Cet article a pour but de présenter succinctement la conférence donnée par monsieur Zeidan Kafafi, professeur à l’université de Yarmouk à Irbid en Jordanie, le 18 octobre à l’auditorium du Louvre, en se concentrant principalement sur le site de Tell Deir Alla.
La vallée du Jourdain, un endroit propice aux peuplements
Au niveau géographique la Jordanie se divise en trois grandes zones : la vallée du Jourdain, le plateau, et la zone désertique.
La vallée du Jourdain qui s’étend le long de la frontière occidentale est l’élément caractéristique du pays, la partie nord du rift jordanien est d’ailleurs la région la plus fertile du pays.
Une partie à l’Est du Jourdain est appelée Ghor Abu Ubaydah, c’est dans cette zone de la vallée que se trouve le site de Tell Deir Alla. Elle est traversée par l’oued az-Zarka qui rejoint le Jourdain et rend l’irrigation possible, cela en fait une des zones les plus cultivées du pays.
De plus les températures restent douces en hiver et sont donc favorables aux pâturages avec des précipitations variables.
Ces conditions géographiques favorables expliquent que, durant les Âges du Bronze (entre 2700 et 1200 avant J.-C.) et l’Âge du Fer (entre 1000 et 300 avant J.-C.), de nombreux petits sites se sont développés dans cette vallée.
Au niveau archéologique, cette région est intéressante car, dans la Bible, Josué traversa le Jourdain avec son peuple, les Israélites, pour gagner la Palestine (Livre de Josué, chapitre 3).
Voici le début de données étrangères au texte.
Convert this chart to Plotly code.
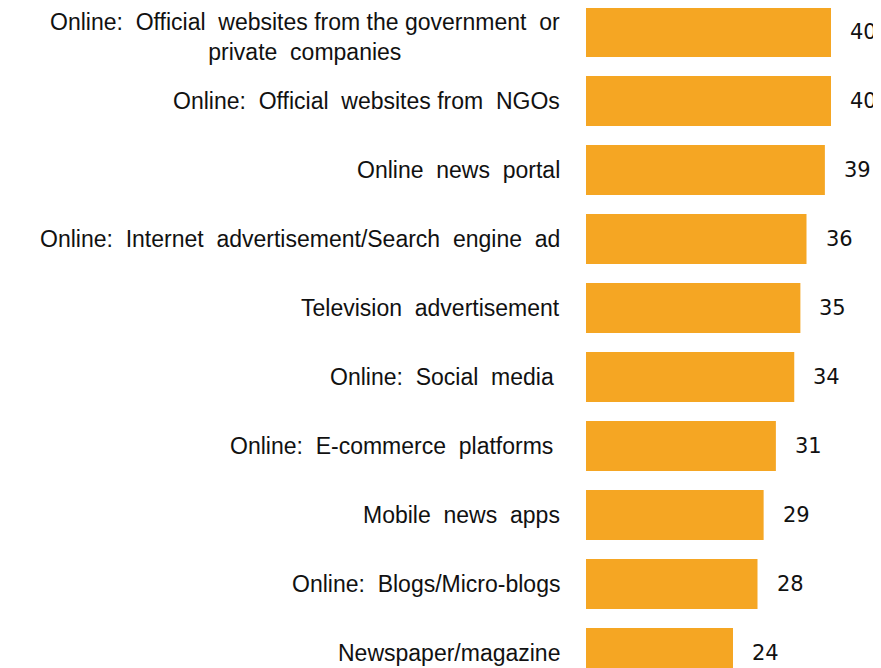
import plotly.graph_objects as go

categories = [
    "Online:  Official  websites from the government  or<br>private  companies",
    "Online:  Official  websites from  NGOs",
    "Online  news  portal",
    "Online:  Internet  advertisement/Search  engine  ad",
    "Television  advertisement",
    "Online:  Social  media ",
    "Online:  E-commerce  platforms ",
    "Mobile  news  apps",
    "Online:  Blogs/Micro-blogs",
    "Newspaper/magazine",
]
values = [40, 40, 39, 36, 35, 34, 31, 29, 28, 24]

BAR = "#F5A623"
LABEL_FONT = dict(family="Liberation Sans", size=23, color="#111111")
VALUE_FONT = dict(family="DejaVu Sans", size=21, color="#111111")

ys = list(range(len(categories)))

fig = go.Figure(go.Bar(
    x=values, y=ys, orientation="h",
    marker=dict(color=BAR, line=dict(width=0)),
    width=0.725, hoverinfo="skip",
))

for y, c, v in zip(ys, categories, values):
    fig.add_annotation(x=0, y=y, text=c.replace("  ", "&nbsp; "), xref="x", yref="y",
                       xanchor="right", yanchor="middle", align="center",
                       xshift=-24, yshift=(-5 if "<br>" in c else 0),
                       showarrow=False, font=LABEL_FONT)
    fig.add_annotation(x=v, y=y, text=str(v), xref="x", yref="y",
                       xanchor="left", yanchor="middle", xshift=17,
                       showarrow=False, font=VALUE_FONT)

W, H = 873, 660
L = 578
fig.update_layout(
    width=W, height=H,
    margin=dict(l=L, r=0, t=0, b=0),
    paper_bgcolor="white", plot_bgcolor="white",
    showlegend=False,
    xaxis=dict(range=[0, (W - L) / 6.125], visible=False),
    yaxis=dict(range=[(H - 24) / 69, -24 / 69], visible=False),
)

fig.write_html("out.html")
Cette zone aurait donc pu être traversée par les Israélites avant qu’ils ne se fixent plus à l’ouest.
Le site de Tell Deir Alla
Ce site fut occupé de 1700 à environ 350 avant J.-C., néanmoins, cette conférence avait pour but d’expliquer les résultats des recherches récentes menées sur la culture matérielle du lieu, en se concentrant sur l’Âge du Fer, en parallèle d’autres sites de la région, tel que Tell Himmeh et Tell Damiya.
En effet, par le passé, de diverses fouilles avaient été menées sur l’Âge du Bronze moyen (vers 2000 à 1600 avant J.-C.) et l’Âge du Bronze récent (vers 1600 à 1200 avant J.-C.).
Les fouilles menées ces dernières années avaient donc pour but de comprendre comment s’est déroulé le passage de l’Âge du Bronze récent à l’Âge du Fer sur ce site, ainsi que les incidences d’un tel passage, en se concentrant sur la culture matérielle qui en découle.
Auparavant, les archéologues pensaient que les habitants du début de l’Âge du Fer étaient des semi-nomades, la mise au jour de restes architecturaux datant de cette période lors des dernières recherches a remis cette théorie en cause. En effet, des restes de grands bâtiments domestiques, des entrepôts, des ateliers et un temple (détruit par un tremblement de terre et un incendie), de la fin du Bronze récent et du début de l’Âge du Fer ont été découverts.
La présence d’ateliers met en évidence le fait que les habitants pratiquaient des activités industrielles comme la métallurgie, car trois fours à métal ont été mis au jour, tout comme à Tell Himmeh.
Ils pratiquaient également l’élevage et l’agriculture et la mise au jour d’une pièce de stockage contenant 14 grandes jarres remplies de liquides et d’aliments ainsi que de fours à pain montrent que ces habitants connaissaient une certaine prospérité.
Ils ont également dû pratiquer le commerce à plus ou moins longue distance, comme l’atteste la découverte de tessons d’un vase en faïence portant le nom de la reine égyptienne Taousert, qui a régné vers 1205 avant J.-C., tout en montrant les liens forts que la région entretenait avec l’Egypte.
De plus, la découverte de tablettes inscrites du début de l’Âge du Fer renforce l’idée d’une population sédentaire possédant sa propre écriture, qui montre des similitudes frappantes avec le linéaire B (écriture de la civilisation Mycénienne, influente en Grèce et en mer Egée entre 1600 et 1100 avant J.-C.) et l’ammonite (écriture du royaume d’Ammon situé au Levant, contemporain de ces occupations), et sont des témoins plus ou moins directs de ces échanges.
Pour conclure, le professeur Kafafi nous a montré à travers cette conférence, que durant les Âges du Fer, les habitants de Tell Deir Alla étaient prospères et possédaient une culture propre avec un système d’écriture caractéristique. La ville était également ouverte aux échanges avec ses voisins et devait se situer au sein d’un vaste réseau d’échanges entre les mondes syro-levantins, égyptiens et mésopotamiens. De nombreuses autres campagnes de fouilles sont néanmoins nécessaires pour mieux appréhender ce site. Cette conclusion peut également s’appliquer à d’autres sites voisins tels que Tell Himmeh et Tell Damiya.